On the Time Needed to Reach an Equilibrium Structure of the Radiation Belts

In this study, we complement the notion of equilibrium states of the radiation belts with a discussion on the dynamics and time needed to reach equilibrium. We solve for the equilibrium states obtained using 1D radial diffusion with recently developed hiss and chorus lifetimes at constant values of Kp = 1, 3 and 6. We find that the equilibrium states at moderately low Kp, when plotted vs L-shell (L) and energy (E), display the same interesting S-shape for the inner edge of the outer belt as recently observed by the Van Allen Probes. The S-shape is also produced as the radiation belts dynamically evolve toward the equilibrium state when initialized to simulate the buildup after a massive dropout or to simulate loss due to outward diffusion from a saturated state. Physically, this shape, intimately linked with the slot structure, is due to the dependence of electron loss rate (originating from wave-particle interactions) on both energy and L-shell. Equilibrium electron flux profiles are governed by the Biot number (τDiffusion/τloss), with large Biot number corresponding to low fluxes and low Biot number to large fluxes. The time it takes for the flux at a specific (L, E) to reach the value associated with the equilibrium state, starting from these different initial states, is governed by the initial state of the belts, the property of the dynamics (diffusion coefficients), and the size of the domain of computation. Its structure shows a rather complex scissor form in the (L, E) plane. The equilibrium value (phase space density or flux) is practically reachable only for selected regions in (L, E) and geomagnetic activity. Convergence to equilibrium requires hundreds of days in the inner belt for E > 300 keV and moderate Kp (<=3).

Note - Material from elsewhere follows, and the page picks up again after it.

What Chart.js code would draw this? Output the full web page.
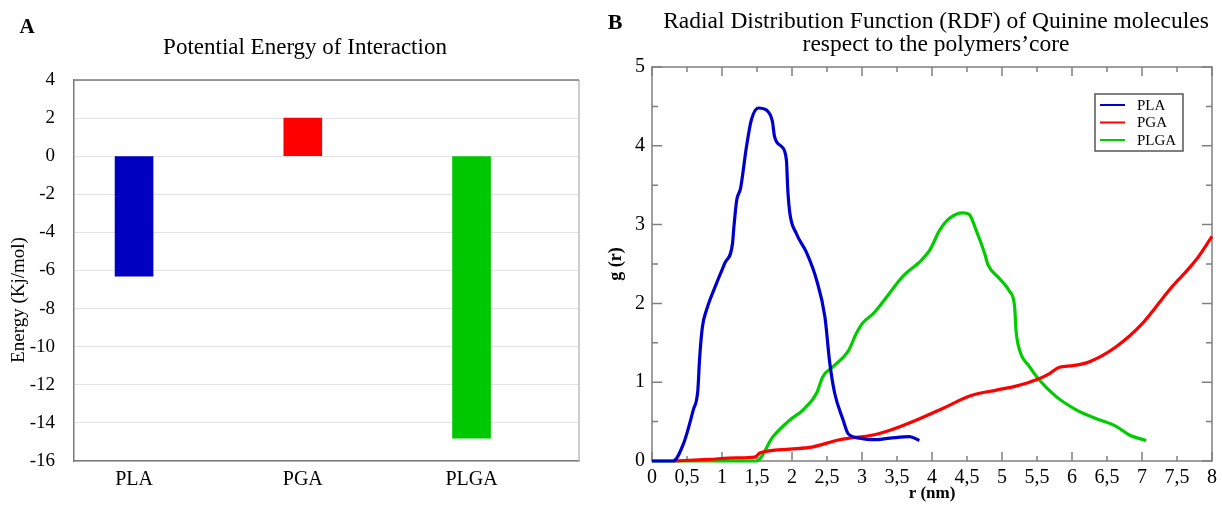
<!DOCTYPE html>
<html>
<head>
<meta charset="utf-8">
<script src="https://cdn.jsdelivr.net/npm/chart.js@4.4.1/dist/chart.umd.min.js"></script>
<style>
  html, body { margin: 0; padding: 0; background: #fff; }
  #wrap { position: relative; width: 1222px; height: 506px; }
  canvas { position: absolute; top: 0; }
  #cA { left: 0; }
  #cB { left: 600px; }
</style>
</head>
<body>
<div id="wrap">
  <canvas id="cA" width="600" height="506"></canvas>
  <canvas id="cB" width="622" height="506"></canvas>
</div>
<script>
// ---------- Panel A data ----------
const categories = ['PLA', 'PGA', 'PLGA'];
const energy = [-6.3, 2.0, -14.8];
const barColors = ['#0000c0', '#ff0000', '#00c800'];
const energyTicks = [4, 2, 0, -2, -4, -6, -8, -10, -12, -14, -16];

// ---------- Panel B data ----------
const seriesNames = ['PLA', 'PGA', 'PLGA'];
const seriesColors = ['#0000cc', '#ff0000', '#00cc00'];
const rPLA = [0, 0.30, 0.45, 0.59, 0.655, 0.68, 0.72, 0.78, 0.92, 1.04, 1.15, 1.17, 1.21, 1.265, 1.35, 1.42, 1.52, 1.64, 1.72, 1.75, 1.85, 1.92, 1.94, 1.97, 2.06, 2.21, 2.35, 2.47, 2.54, 2.61, 2.73, 2.80, 2.97, 3.16, 3.40, 3.68, 3.82];
const gPLA = [0, 0, 0.22, 0.65, 0.90, 1.30, 1.70, 1.92, 2.25, 2.51, 2.76, 2.97, 3.31, 3.46, 3.99, 4.33, 4.48, 4.45, 4.31, 4.12, 3.99, 3.82, 3.44, 3.14, 2.89, 2.64, 2.30, 1.83, 1.24, 0.86, 0.52, 0.35, 0.29, 0.27, 0.29, 0.31, 0.26];
const rPGA = [0.30, 0.8, 1.2, 1.47, 1.54, 1.97, 2.30, 2.68, 3.16, 3.40, 3.78, 4.16, 4.56, 4.92, 5.20, 5.49, 5.68, 5.82, 6.01, 6.25, 6.63, 7.01, 7.39, 7.77, 8.0];
const gPGA = [0, 0.02, 0.04, 0.05, 0.10, 0.15, 0.18, 0.27, 0.33, 0.39, 0.52, 0.67, 0.83, 0.90, 0.95, 1.03, 1.11, 1.19, 1.21, 1.26, 1.45, 1.75, 2.17, 2.55, 2.85];
const rPLGA = [0, 1.49, 1.73, 1.97, 2.16, 2.35, 2.44, 2.59, 2.80, 2.92, 3.01, 3.16, 3.30, 3.58, 3.85, 3.97, 4.11, 4.25, 4.44, 4.53, 4.63, 4.75, 4.80, 4.96, 5.11, 5.18, 5.20, 5.25, 5.39, 5.53, 5.77, 6.06, 6.34, 6.63, 6.82, 7.06];
const gPLGA = [0, 0, 0.31, 0.52, 0.65, 0.86, 1.07, 1.20, 1.39, 1.62, 1.75, 1.87, 2.02, 2.34, 2.55, 2.68, 2.93, 3.08, 3.15, 3.13, 2.93, 2.64, 2.49, 2.32, 2.15, 1.96, 1.66, 1.41, 1.20, 1.03, 0.82, 0.65, 0.54, 0.44, 0.33, 0.26];
const rdfXTicks = [0, 0.5, 1, 1.5, 2, 2.5, 3, 3.5, 4, 4.5, 5, 5.5, 6, 6.5, 7, 7.5, 8];
const rdfYTicks = [0, 1, 2, 3, 4, 5];

const SERIF = "'Liberation Serif', 'DejaVu Serif', serif";

// Generic text plugin (titles / panel letters)
const textPlugin = {
  id: 'panelText',
  afterDraw(chart, args, opts) {
    const ctx = chart.ctx;
    (opts.items || []).forEach(it => {
      ctx.save();
      ctx.fillStyle = '#000';
      ctx.textBaseline = 'middle';
      ctx.font = it.font;
      ctx.textAlign = it.align || 'center';
      ctx.translate(it.x, it.y);
      if (it.rot) ctx.rotate(it.rot);
      ctx.fillText(it.text, 0, 0);
      ctx.restore();
    });
  }
};

// Frame for panel A
const frameA = {
  id: 'frameA',
  afterDraw(chart) {
    const {ctx, chartArea: a} = chart;
    ctx.save();
    ctx.lineWidth = 1.5;
    ctx.strokeStyle = '#bdbdbd';
    ctx.beginPath(); ctx.moveTo(a.right, a.top); ctx.lineTo(a.right, a.bottom); ctx.stroke();
    ctx.strokeStyle = '#7a7a7a';
    ctx.beginPath(); ctx.moveTo(a.left, a.top); ctx.lineTo(a.right, a.top); ctx.stroke();
    ctx.restore();
  }
};

new Chart(document.getElementById('cA'), {
  type: 'bar',
  data: {
    datasets: [{
      label: 'Energy',
      data: categories.map((c, i) => ({x: i, y: energy[i]})),
      backgroundColor: barColors,
      borderWidth: 0,
      barThickness: 38
    }]
  },
  options: {
    responsive: false,
    animation: false,
    layout: {padding: {top: 80, right: 21, bottom: 0, left: 0}},
    plugins: {
      legend: {display: false},
      tooltip: {enabled: false},
      panelText: {items: [
        {text: 'A', x: 27, y: 28, font: "bold 21px " + SERIF},
        {text: 'Potential Energy of Interaction', x: 305, y: 48, font: "23px " + SERIF},
        {text: 'Energy (Kj/mol)', x: 19, y: 300, rot: -Math.PI / 2, font: "19px " + SERIF}
      ]}
    },
    scales: {
      x: {
        type: 'linear', min: -0.356, max: 2.637, offset: false,
        afterBuildTicks: s => { s.ticks = categories.map((c, i) => ({value: i})); },
        ticks: {callback: v => categories[v], color: '#000', font: {family: SERIF, size: 20}, padding: 7, autoSkip: false, maxRotation: 0},
        grid: {display: false, drawTicks: false, offset: false},
        border: {display: true, color: '#7a7a7a', width: 1.5},
        afterFit: s => { s.height = 45; }
      },
      y: {
        min: -16, max: 4,
        afterBuildTicks: s => { s.ticks = energyTicks.map(v => ({value: v})); },
        ticks: {color: '#000', font: {family: SERIF, size: 19}, padding: 19},
        grid: {color: '#e2e2e2', lineWidth: 1, drawTicks: false},
        border: {display: true, color: '#7a7a7a', width: 1.5},
        afterFit: s => { s.width = 74; }
      }
    }
  },
  plugins: [frameA, textPlugin]
});

// Panel B: frame + inward ticks
const frameB = {
  id: 'frameB',
  beforeDatasetsDraw(chart) {
    const {ctx, chartArea: a, scales} = chart;
    ctx.save();
    ctx.strokeStyle = '#808080';
    ctx.lineWidth = 1.5;
    ctx.strokeRect(a.left, a.top, a.right - a.left, a.bottom - a.top);
    for (let v = 0; v <= 8.001; v += 0.5) {
      const px = scales.x.getPixelForValue(v);
      const len = Math.abs(v - Math.round(v)) < 1e-6 ? 9 : 5;
      ctx.beginPath();
      ctx.moveTo(px, a.bottom); ctx.lineTo(px, a.bottom - len);
      ctx.moveTo(px, a.top); ctx.lineTo(px, a.top + len);
      ctx.stroke();
    }
    for (let v = 0; v <= 5.001; v += 0.5) {
      const py = scales.y.getPixelForValue(v);
      const len = Math.abs(v - Math.round(v)) < 1e-6 ? 10 : 6;
      ctx.beginPath();
      ctx.moveTo(a.left, py); ctx.lineTo(a.left + len, py);
      ctx.moveTo(a.right, py); ctx.lineTo(a.right - len, py);
      ctx.stroke();
    }
    ctx.restore();
  }
};

// Panel B legend (boxed)
const legendB = {
  id: 'legendB',
  afterDraw(chart) {
    const ctx = chart.ctx;
    const x0 = 495, y0 = 94, w = 88, h = 57;
    ctx.save();
    ctx.fillStyle = '#fff';
    ctx.fillRect(x0, y0, w, h);
    ctx.strokeStyle = '#555';
    ctx.lineWidth = 1.5;
    ctx.strokeRect(x0, y0, w, h);
    ctx.font = "15px " + SERIF;
    ctx.textBaseline = 'middle';
    ctx.textAlign = 'left';
    chart.data.datasets.forEach((ds, i) => {
      const y = y0 + 11 + i * 17.5;
      ctx.strokeStyle = ds.borderColor;
      ctx.lineWidth = 2;
      ctx.beginPath(); ctx.moveTo(x0 + 5, y); ctx.lineTo(x0 + 30, y); ctx.stroke();
      ctx.fillStyle = '#000';
      ctx.fillText(ds.label, x0 + 42, y + 1);
    });
    ctx.restore();
  }
};

const rs = [rPLA, rPGA, rPLGA];
const gs = [gPLA, gPGA, gPLGA];

new Chart(document.getElementById('cB'), {
  type: 'scatter',
  data: {
    datasets: seriesNames.map((n, k) => ({
      label: n,
      data: rs[k].map((r, i) => ({x: r, y: gs[k][i]})),
      showLine: true,
      borderColor: seriesColors[k],
      backgroundColor: seriesColors[k],
      borderWidth: 3.2,
      pointRadius: 0,
      cubicInterpolationMode: 'monotone',
      clip: 4
    }))
  },
  options: {
    responsive: false,
    animation: false,
    layout: {padding: {top: 67, right: 9, bottom: 0, left: 0}},
    plugins: {
      legend: {display: false},
      tooltip: {enabled: false},
      panelText: {items: [
        {text: 'B', x: 15, y: 23, font: "bold 22px " + SERIF},
        {text: 'Radial Distribution Function (RDF) of Quinine molecules', x: 336, y: 22, font: "23.5px " + SERIF},
        {text: 'respect to the polymers\u2019core', x: 336, y: 45, font: "23.5px " + SERIF}
      ]}
    },
    scales: {
      x: {
        type: 'linear', min: 0, max: 8,
        afterBuildTicks: s => { s.ticks = rdfXTicks.map(v => ({value: v})); },
        ticks: {callback: v => String(v).replace('.', ','), color: '#000', font: {family: SERIF, size: 20}, padding: 5, autoSkip: false, maxRotation: 0},
        grid: {display: false, drawTicks: false},
        border: {display: false},
        title: {display: true, text: 'r (nm)', color: '#000', font: {family: SERIF, size: 17, weight: 'bold'}, padding: {top: 0, bottom: 2}},
        afterFit: s => { s.height = 45; }
      },
      y: {
        min: 0, max: 5,
        afterBuildTicks: s => { s.ticks = rdfYTicks.map(v => ({value: v})); },
        ticks: {color: '#000', font: {family: SERIF, size: 20}, padding: 7},
        grid: {display: false, drawTicks: false},
        border: {display: false},
        title: {display: true, text: 'g (r)', color: '#000', font: {family: SERIF, size: 18, weight: 'bold'}, padding: {top: 6, bottom: 0}},
        afterFit: s => { s.width = 52; }
      }
    }
  },
  plugins: [frameB, legendB, textPlugin]
});
</script>
</body>
</html>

It takes less time to reach equilibrium during disturbed geomagnetic conditions (Kp >= 3), when the system evolves faster. Restricting our interest to the slot region, below L = 4, we find that only small regions in (L, E) space can reach the equilibrium value: E ~ [200, 300] keV for L = [3.7, 4] at Kp = 1, E ~ [0.6, 1] MeV for L = [3, 4] at Kp = 3, and E ~ 300 keV for L = [3.5, 4] at Kp = 6 assuming no new incoming electrons.